══ Given material

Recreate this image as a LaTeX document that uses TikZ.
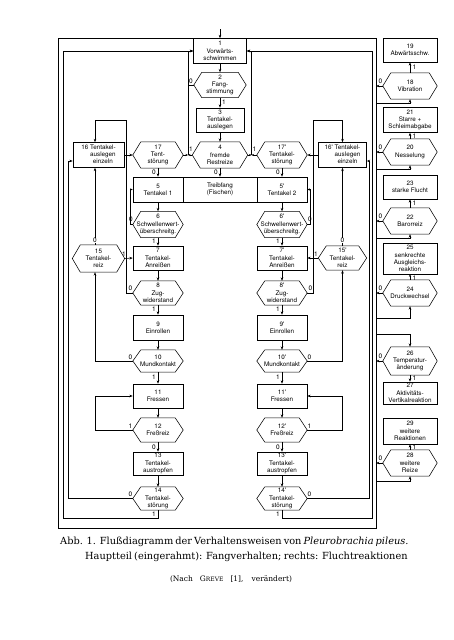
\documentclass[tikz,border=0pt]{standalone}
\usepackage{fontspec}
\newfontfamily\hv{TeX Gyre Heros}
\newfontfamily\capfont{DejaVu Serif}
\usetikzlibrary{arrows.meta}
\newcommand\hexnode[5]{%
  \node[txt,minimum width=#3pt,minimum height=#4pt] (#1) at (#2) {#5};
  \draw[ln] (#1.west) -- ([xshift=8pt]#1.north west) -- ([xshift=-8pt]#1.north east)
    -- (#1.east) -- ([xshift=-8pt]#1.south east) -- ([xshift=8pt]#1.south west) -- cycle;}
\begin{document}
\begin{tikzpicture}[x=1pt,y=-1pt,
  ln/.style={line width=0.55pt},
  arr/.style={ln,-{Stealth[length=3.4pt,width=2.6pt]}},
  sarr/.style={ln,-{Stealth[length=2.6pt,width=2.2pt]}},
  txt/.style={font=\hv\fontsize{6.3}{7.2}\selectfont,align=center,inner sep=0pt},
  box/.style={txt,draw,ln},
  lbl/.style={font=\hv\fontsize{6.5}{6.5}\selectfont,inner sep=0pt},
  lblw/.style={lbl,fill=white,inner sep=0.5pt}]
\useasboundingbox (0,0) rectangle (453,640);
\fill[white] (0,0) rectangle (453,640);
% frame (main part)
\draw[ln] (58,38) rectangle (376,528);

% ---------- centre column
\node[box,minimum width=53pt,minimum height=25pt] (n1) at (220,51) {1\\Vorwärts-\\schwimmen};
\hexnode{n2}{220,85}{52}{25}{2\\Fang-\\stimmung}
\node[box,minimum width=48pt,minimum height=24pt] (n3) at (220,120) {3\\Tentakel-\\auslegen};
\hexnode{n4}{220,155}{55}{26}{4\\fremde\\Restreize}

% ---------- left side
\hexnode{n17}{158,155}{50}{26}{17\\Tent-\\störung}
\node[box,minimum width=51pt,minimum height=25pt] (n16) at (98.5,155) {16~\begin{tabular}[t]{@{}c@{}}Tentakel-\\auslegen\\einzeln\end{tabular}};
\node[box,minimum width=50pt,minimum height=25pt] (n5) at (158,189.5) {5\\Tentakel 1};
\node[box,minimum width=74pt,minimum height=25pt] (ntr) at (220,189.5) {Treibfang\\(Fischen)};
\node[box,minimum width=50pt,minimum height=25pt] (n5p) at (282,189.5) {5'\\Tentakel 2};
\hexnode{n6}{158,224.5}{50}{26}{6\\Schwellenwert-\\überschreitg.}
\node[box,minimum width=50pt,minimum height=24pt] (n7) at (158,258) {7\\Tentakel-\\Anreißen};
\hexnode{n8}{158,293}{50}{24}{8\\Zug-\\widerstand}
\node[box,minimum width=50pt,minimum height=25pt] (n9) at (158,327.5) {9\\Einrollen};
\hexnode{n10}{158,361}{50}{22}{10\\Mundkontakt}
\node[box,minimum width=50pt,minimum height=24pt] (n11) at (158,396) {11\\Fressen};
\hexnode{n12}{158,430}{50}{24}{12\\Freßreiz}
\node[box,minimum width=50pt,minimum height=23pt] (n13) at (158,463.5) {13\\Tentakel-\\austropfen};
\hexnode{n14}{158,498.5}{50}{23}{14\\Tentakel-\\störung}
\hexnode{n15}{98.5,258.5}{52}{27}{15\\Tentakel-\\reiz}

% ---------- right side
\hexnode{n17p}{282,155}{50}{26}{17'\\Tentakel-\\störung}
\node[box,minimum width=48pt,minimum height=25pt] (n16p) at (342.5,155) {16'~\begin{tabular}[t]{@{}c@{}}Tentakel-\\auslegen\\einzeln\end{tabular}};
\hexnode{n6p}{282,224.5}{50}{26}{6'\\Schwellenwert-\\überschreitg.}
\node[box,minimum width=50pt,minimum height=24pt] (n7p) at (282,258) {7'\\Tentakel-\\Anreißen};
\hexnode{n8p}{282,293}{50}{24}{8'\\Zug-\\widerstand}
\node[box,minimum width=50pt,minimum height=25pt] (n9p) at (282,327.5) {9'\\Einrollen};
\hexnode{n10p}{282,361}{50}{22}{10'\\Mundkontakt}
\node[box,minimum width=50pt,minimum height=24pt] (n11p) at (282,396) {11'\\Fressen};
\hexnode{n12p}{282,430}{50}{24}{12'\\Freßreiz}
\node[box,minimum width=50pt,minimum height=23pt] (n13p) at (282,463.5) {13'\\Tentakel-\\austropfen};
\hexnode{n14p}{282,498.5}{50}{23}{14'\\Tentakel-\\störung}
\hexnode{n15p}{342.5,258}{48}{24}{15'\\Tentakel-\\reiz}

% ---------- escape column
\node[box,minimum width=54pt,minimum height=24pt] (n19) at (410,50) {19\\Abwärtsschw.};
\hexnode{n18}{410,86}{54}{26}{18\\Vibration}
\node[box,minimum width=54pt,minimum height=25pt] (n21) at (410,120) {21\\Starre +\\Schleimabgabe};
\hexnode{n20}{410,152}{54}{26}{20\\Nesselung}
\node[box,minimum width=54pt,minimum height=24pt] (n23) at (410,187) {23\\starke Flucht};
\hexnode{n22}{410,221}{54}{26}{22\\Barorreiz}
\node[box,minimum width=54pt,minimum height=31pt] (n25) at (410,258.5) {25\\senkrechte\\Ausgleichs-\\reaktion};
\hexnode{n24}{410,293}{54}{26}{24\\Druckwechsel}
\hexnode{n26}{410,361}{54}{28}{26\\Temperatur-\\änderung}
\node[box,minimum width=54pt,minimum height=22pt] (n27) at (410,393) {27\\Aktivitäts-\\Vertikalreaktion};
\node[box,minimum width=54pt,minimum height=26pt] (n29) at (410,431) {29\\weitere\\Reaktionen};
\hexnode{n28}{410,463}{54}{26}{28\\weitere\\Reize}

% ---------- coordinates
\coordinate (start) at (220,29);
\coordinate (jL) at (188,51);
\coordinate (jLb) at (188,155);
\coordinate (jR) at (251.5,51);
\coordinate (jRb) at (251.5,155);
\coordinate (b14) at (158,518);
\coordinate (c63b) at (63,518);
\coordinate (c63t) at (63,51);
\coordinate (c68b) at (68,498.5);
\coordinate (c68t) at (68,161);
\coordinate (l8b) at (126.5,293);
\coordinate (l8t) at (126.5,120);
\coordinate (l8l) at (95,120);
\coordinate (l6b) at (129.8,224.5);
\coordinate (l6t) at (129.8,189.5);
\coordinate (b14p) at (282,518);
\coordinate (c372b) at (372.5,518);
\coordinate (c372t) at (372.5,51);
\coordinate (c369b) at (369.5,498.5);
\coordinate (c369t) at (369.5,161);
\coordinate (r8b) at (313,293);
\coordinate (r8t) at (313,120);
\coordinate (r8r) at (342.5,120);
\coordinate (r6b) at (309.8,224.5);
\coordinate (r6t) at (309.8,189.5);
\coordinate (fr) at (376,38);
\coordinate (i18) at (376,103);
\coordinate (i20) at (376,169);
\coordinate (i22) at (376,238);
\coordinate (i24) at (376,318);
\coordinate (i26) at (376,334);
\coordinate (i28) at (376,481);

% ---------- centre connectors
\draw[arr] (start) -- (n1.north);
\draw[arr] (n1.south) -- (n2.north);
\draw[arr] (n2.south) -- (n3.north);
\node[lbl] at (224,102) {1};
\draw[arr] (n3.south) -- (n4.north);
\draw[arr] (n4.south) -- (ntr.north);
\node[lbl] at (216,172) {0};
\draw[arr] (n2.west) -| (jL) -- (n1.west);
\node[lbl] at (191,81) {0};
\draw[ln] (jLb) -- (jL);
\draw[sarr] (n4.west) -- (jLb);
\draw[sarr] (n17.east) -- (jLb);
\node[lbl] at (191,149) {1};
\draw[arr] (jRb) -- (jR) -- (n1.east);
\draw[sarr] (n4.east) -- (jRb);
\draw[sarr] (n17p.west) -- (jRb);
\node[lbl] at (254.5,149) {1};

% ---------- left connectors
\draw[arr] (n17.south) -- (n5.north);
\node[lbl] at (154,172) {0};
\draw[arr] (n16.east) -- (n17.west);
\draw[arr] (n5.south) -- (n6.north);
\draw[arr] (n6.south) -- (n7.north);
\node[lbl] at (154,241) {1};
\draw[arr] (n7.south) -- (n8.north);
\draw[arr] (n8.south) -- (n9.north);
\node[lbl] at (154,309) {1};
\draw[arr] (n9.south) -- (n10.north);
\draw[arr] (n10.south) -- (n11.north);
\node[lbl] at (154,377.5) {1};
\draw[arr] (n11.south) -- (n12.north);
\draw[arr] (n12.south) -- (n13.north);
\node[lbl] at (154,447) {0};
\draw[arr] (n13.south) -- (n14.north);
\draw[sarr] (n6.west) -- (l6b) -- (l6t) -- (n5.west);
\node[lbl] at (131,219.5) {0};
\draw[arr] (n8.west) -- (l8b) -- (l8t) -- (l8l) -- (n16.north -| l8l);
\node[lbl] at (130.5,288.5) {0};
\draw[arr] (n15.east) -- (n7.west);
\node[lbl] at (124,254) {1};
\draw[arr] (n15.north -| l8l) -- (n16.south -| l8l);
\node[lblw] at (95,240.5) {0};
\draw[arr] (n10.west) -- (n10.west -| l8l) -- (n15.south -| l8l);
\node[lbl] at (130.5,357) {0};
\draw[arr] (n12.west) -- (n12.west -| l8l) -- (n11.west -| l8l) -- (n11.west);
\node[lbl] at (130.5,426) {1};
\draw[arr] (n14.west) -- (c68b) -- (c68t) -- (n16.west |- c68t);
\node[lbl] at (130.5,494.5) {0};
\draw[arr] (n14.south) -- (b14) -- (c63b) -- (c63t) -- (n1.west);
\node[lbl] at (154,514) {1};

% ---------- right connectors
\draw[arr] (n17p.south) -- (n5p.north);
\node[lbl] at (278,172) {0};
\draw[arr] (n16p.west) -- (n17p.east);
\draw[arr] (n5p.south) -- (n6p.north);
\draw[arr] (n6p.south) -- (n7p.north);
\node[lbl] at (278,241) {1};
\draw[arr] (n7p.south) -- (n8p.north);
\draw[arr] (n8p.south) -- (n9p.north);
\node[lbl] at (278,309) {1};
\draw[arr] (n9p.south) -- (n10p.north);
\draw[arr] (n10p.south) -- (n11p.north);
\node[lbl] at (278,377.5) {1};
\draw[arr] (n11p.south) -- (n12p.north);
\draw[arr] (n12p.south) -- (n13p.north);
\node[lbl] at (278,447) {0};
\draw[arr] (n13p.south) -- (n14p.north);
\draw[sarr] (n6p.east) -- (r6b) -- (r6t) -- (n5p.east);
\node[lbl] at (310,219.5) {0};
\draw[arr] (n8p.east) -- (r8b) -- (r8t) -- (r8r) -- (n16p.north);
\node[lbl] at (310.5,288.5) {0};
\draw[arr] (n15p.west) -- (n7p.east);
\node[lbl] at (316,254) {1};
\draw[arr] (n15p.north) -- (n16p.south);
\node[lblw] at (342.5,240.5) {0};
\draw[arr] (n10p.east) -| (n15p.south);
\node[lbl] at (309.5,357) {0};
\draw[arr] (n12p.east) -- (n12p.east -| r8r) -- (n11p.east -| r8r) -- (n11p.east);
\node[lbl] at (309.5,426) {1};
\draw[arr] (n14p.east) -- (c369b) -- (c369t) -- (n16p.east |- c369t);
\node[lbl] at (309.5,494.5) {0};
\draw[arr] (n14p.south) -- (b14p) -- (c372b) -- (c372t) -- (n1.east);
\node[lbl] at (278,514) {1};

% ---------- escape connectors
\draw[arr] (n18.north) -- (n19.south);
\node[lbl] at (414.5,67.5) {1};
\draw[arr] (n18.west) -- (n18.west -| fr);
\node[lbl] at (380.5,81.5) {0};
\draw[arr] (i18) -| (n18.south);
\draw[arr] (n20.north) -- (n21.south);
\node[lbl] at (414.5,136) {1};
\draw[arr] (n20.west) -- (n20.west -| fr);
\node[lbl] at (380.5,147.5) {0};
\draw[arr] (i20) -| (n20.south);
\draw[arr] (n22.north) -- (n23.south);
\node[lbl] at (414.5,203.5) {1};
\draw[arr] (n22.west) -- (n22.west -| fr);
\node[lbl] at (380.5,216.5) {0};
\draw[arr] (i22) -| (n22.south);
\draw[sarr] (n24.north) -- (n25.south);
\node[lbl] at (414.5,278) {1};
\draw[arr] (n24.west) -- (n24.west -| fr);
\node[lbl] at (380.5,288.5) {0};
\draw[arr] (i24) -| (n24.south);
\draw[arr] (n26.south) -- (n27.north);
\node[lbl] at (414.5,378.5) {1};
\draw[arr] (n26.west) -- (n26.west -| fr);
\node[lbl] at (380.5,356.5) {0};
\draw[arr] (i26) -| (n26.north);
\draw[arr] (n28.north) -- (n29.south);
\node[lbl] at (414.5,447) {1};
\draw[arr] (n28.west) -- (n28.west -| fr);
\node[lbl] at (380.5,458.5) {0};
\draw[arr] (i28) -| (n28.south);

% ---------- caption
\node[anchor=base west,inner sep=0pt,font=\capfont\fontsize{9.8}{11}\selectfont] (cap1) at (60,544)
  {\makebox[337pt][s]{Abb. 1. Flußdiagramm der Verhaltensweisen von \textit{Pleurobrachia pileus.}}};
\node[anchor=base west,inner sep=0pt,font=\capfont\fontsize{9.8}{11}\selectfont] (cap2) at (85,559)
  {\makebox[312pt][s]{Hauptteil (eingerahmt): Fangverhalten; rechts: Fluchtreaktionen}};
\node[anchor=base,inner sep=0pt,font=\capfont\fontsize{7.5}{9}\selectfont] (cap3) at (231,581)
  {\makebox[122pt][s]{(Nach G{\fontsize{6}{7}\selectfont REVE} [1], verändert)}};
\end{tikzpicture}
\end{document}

════

#### Exercise brief
Give again, exactly, the lines from the start of the data through the one holding "(58,38) rectangle (376,528);"; omit the pictures.

#### The completed task
Recreate this image as a LaTeX document that uses TikZ.
\documentclass[tikz,border=0pt]{standalone}
\usepackage{fontspec}
\newfontfamily\hv{TeX Gyre Heros}
\newfontfamily\capfont{DejaVu Serif}
\usetikzlibrary{arrows.meta}
\newcommand\hexnode[5]{%
  \node[txt,minimum width=#3pt,minimum height=#4pt] (#1) at (#2) {#5};
  \draw[ln] (#1.west) -- ([xshift=8pt]#1.north west) -- ([xshift=-8pt]#1.north east)
    -- (#1.east) -- ([xshift=-8pt]#1.south east) -- ([xshift=8pt]#1.south west) -- cycle;}
\begin{document}
\begin{tikzpicture}[x=1pt,y=-1pt,
  ln/.style={line width=0.55pt},
  arr/.style={ln,-{Stealth[length=3.4pt,width=2.6pt]}},
  sarr/.style={ln,-{Stealth[length=2.6pt,width=2.2pt]}},
  txt/.style={font=\hv\fontsize{6.3}{7.2}\selectfont,align=center,inner sep=0pt},
  box/.style={txt,draw,ln},
  lbl/.style={font=\hv\fontsize{6.5}{6.5}\selectfont,inner sep=0pt},
  lblw/.style={lbl,fill=white,inner sep=0.5pt}]
\useasboundingbox (0,0) rectangle (453,640);
\fill[white] (0,0) rectangle (453,640);
% frame (main part)
\draw[ln] (58,38) rectangle (376,528);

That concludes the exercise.